For now, he subsequently added in a conversation with ChannelPro, few smaller businesses utilize containers. “Kubernetes is almost exclusively in very large enterprises. We see very little of it in the SMB,” Allan says. That will change, he predicts, by the end of the decade. “I do believe the whole industry is moving towards a more containerized model.”
Other upgrades previewed at VeeamON this week include new support for the Red Hat Virtualization hypervisor in Veeam’s core platform, which currently supports VMware vSphere, Microsoft Hyper-V, and Nutanix Acropolis.
According to Allan, Veeam developers have turned out 17 product releases just in the months since the company’s Veeam Live conference last October. “This is the fastest pace of delivery in Veeam’s history, and those products span the breadth of virtual and physical and cloud and Kubernetes,” he says. “We’ve been very busy, and we have no intent of slowing down.”
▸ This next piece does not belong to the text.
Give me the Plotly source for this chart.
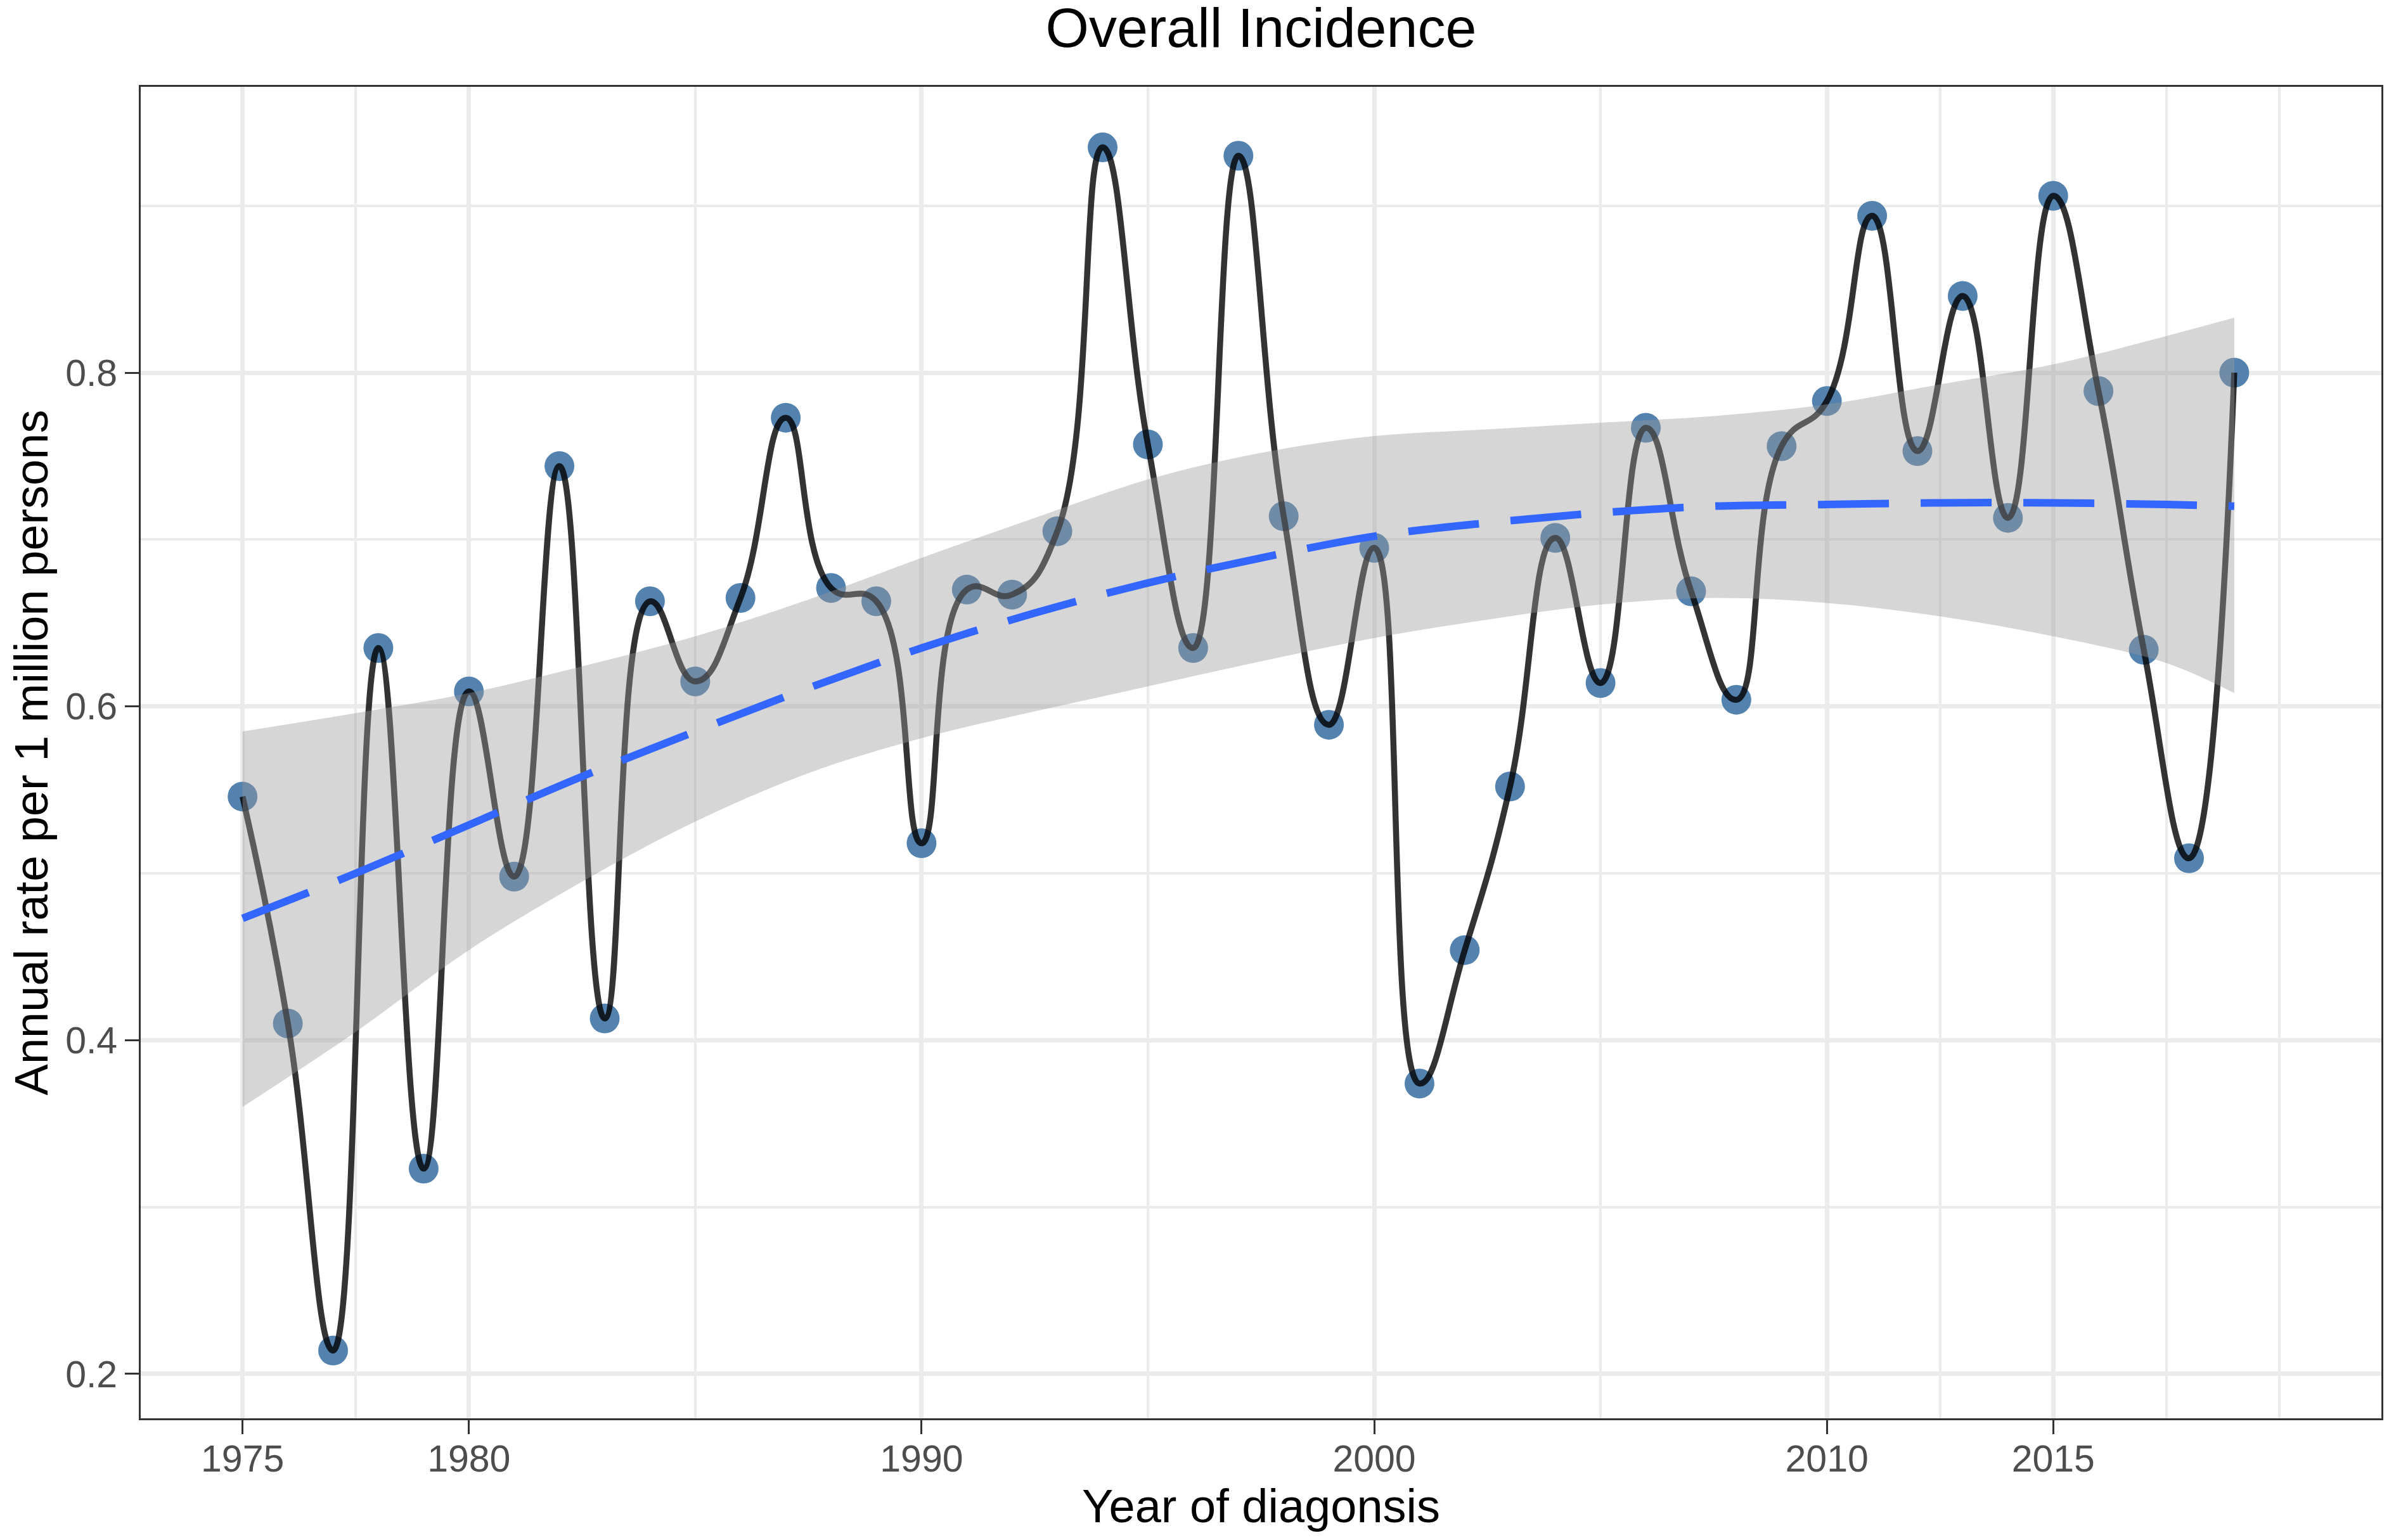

Behind the scenes, security has also been a priority for Veeam, which hired Gil Vega, previously chief information security officer at CME Group, the U.S. Department of Energy, and the U.S. Immigration & Customs Enforcement agency, to be its CISO last January.
According to Allan, Vega and his team have helped harden Veeam products by enforcing compliance with ISO security standards and the NIST Cybersecurity Framework. “Every new release that we do, they do a source code analysis and architectural analysis,” he says.
Other examples of Vega’s influence include the addition of immutable backups, which can’t be changed or deleted by ransomware, to Veeam’s platform. Those restrictions, Allan notes, expire after preset intervals. “If you made everything immutable forever, then you’re going to end up with a lot of [storage] costs,” he says.
Earlier this year, Veeam introduced a series of changes to its licensing and sales compensation models aimed at helping both end users and partners embrace the industry-wide shift toward everything as a service.